Prosecutors believe the gang did not shy away from “locking up people in basements” or “sedating players,” lawyer Burkhard Benecken said.
“According to prosecutors, they were extremely violent,” he said.
The doctor of a Slovenian team was given sedatives to use on his own players, and the chefs in luxury hotels were given drugs to disable players, Benecken said.
“Whether it actually happened is not known,” he added.
Benecken represents one of 15 people arrested in Germany and says he has seen the files of Bochum prosecutors leading the investigation in what soccer officials say is the biggest match-fixing scandal to hit Europe, with 200 games suspected of being fixed to benefit the gang of bettors. The games include some qualifying matches in the Champions League, the continent’s top club competition.
Prosecutors say the gang is suspected of bribing players, coaches, referees and other officials to manipulate games so that it could make money by betting on the fixed games. About 200 people are suspected of being involved and the ring leaders are believed to have made at least $15 million.

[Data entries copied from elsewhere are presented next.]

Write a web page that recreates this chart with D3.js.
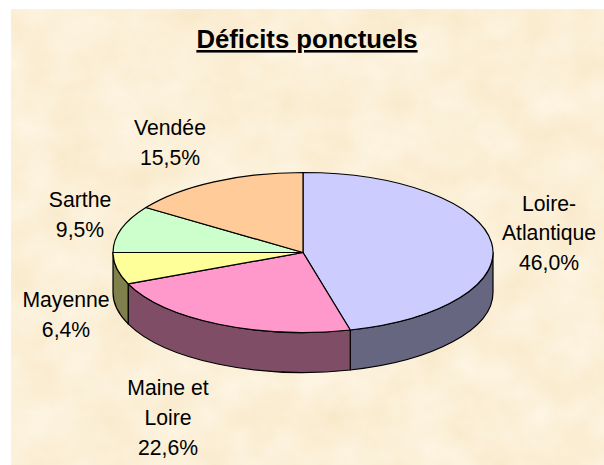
<!DOCTYPE html>
<html><head><meta charset="utf-8">
<script src="https://cdnjs.cloudflare.com/ajax/libs/d3/7.8.5/d3.min.js"></script>
<style>html,body{margin:0;padding:0;background:#fff}svg{display:block}</style>
</head><body><svg id="c" width="604" height="465"></svg>
<script>
const categories = ["Loire-Atlantique","Maine et Loire","Mayenne","Sarthe","Vendée"];
const values = [46.0,22.6,6.4,9.5,15.5];
const labelLines = [["Loire-","Atlantique"],["Maine et","Loire"],["Mayenne"],["Sarthe"],["Vendée"]];
const topColors = ["#CCCCFF","#FF99CC","#FFFF99","#CCFFCC","#FFCC99"];
const sideColors = ["#666680","#804D66","#80804D","#668066","#806650"];
const titleText = "Déficits ponctuels";

const svg = d3.select("#c");
const cx=303, cy=252.5, rx=190, ry=80, depth=40;
const defs = svg.append("defs");
const f = defs.append("filter").attr("id","paper").attr("x",0).attr("y",0).attr("width","100%").attr("height","100%")
 .attr("color-interpolation-filters","sRGB");
f.append("feTurbulence").attr("type","fractalNoise").attr("baseFrequency","0.02 0.025").attr("numOctaves",5).attr("seed",7).attr("result","n");
f.append("feColorMatrix").attr("in","n").attr("type","matrix")
 .attr("values","0 0 0 0.025 0.972  0 0 0 0.06 0.908  0 0 0 0.13 0.778  0 0 0 0 1");
svg.append("rect").attr("x",11).attr("y",9).attr("width",593).attr("height",456).attr("filter","url(#paper)");

const pie = d3.pie().sort(null).value(d=>d)(values);
const pt=(a,off=0)=>[cx+rx*Math.sin(a), cy-ry*Math.cos(a)+off];
const front=[Math.PI/2,3*Math.PI/2];
pie.forEach((p,i)=>{
  const a0=Math.max(p.startAngle,front[0]), a1=Math.min(p.endAngle,front[1]);
  if(a1<=a0) return;
  const A=pt(a0),B=pt(a1),C=pt(a1,depth),D=pt(a0,depth);
  svg.append("path").attr("fill",sideColors[i]).attr("stroke","#000").attr("stroke-width",1.2).attr("stroke-linejoin","round")
   .attr("d",`M${A}A${rx} ${ry} 0 0 1 ${B}L${C}A${rx} ${ry} 0 0 0 ${D}Z`);
});
const arc=d3.arc().innerRadius(0).outerRadius(rx);
const g=svg.append("g").attr("transform",`translate(${cx},${cy}) scale(1,${ry/rx})`);
g.selectAll("path").data(pie).join("path").attr("d",arc)
 .attr("fill",(d,i)=>topColors[i]).attr("stroke","#000").attr("stroke-width",1.2)
 .attr("vector-effect","non-scaling-stroke").attr("stroke-linejoin","round");

svg.append("text").attr("x",307).attr("y",48).attr("text-anchor","middle")
 .attr("font-family","'Liberation Sans',Arial,sans-serif").attr("font-weight",700).attr("font-size",25.7)
 .attr("text-decoration","underline").attr("fill","#000").text(titleText);

const labelPos=[[549,210.5],[168,395],[66,307],[80,207],[170,135]];
const fmt=v=>v.toFixed(1).replace(".",",")+"%";
labelLines.forEach((lines,i)=>{
  const t=svg.append("text").attr("text-anchor","middle").attr("font-family","'Liberation Sans',Arial,sans-serif").attr("font-size",21.2).attr("fill","#000");
  lines.concat(fmt(values[i])).forEach((s,k)=>{
    t.append("tspan").attr("x",labelPos[i][0]).attr("y",labelPos[i][1]+k*29.8).text(s);
  });
});
</script></body></html>
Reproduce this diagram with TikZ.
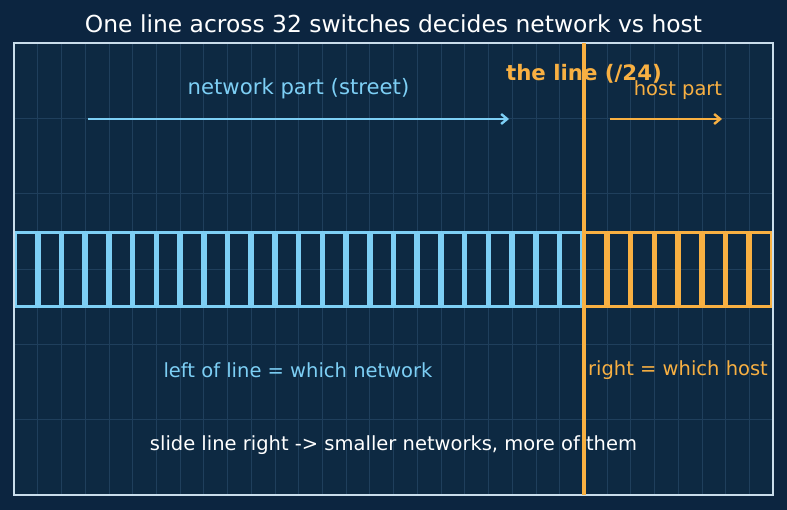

The prosecutor’s office in Bochum, which specializes in fighting organized crime, has declined to give details about its ongoing investigation besides saying that 15 people have been arrested in Germany and two in Switzerland.
Benecken’s client, identified only as Deniz C., is accused of kidnapping and fraud and is suspected of making nearly $1.5 million in bets on manipulated games.
“He is supposed to have kidnapped somebody and held him for three days,” the lawyer said.
The betting network had a global presence and was active in several Asian countries, with a middleman based in Rotterdam, Netherlands, Benecken said, citing prosecutors’ files.
The prosecutors have not identified any of the suspects.
Theo van Seggelen, secretary general of FIFPro, the international umbrella group of players’ unions, said most of the players were not to blame.
“Only in exceptional circumstances are players involved. In most of the cases, the people involved are agents and people outside the dressing room,” he told The Associated Press. “We should not underestimate the problem, but we should not overestimate it either. Thousands of matches are played by thousands and thousands of players. Professional players play to win.
“It’s a team sport. You can’t ask a whole team to (fix a match). Only the goalkeeper can do it and if he does it once he is thrown out of the team.”
Meanwhile, the German fourth-tier club Ulm said it had suspended three players who are suspected of involvement in match-fixing. The three players are Davor Kraljevic, Marijo Marinovic and Dinko Radojevic.
Kraljevic’s apartment was searched by police Thursday.
Ulm vice president Mario Meuler said the club is assuming that some of its games last season had been manipulated.
And at another fourth-tier club, SC Verl, the office of the president was broken into and a small safe and paper shredder vanished.
German authorities originally listed nine countries where they believe the manipulations had occurred: Austria, Belgium, Bosnia, Croatia, Germany, Hungary, Slovenia, Switzerland and Turkey.
On Wednesday, UEFA also named clubs in Albania and Latvia and identified the five as KF Tirana, FC Dinaburg, KS Vllaznia, NK IB Ljubljana and Honved Budapest. Seven qualifying games in the Champions League and the Europa League between July 16 and Aug. 6 involving the five clubs were allegedly manipulated.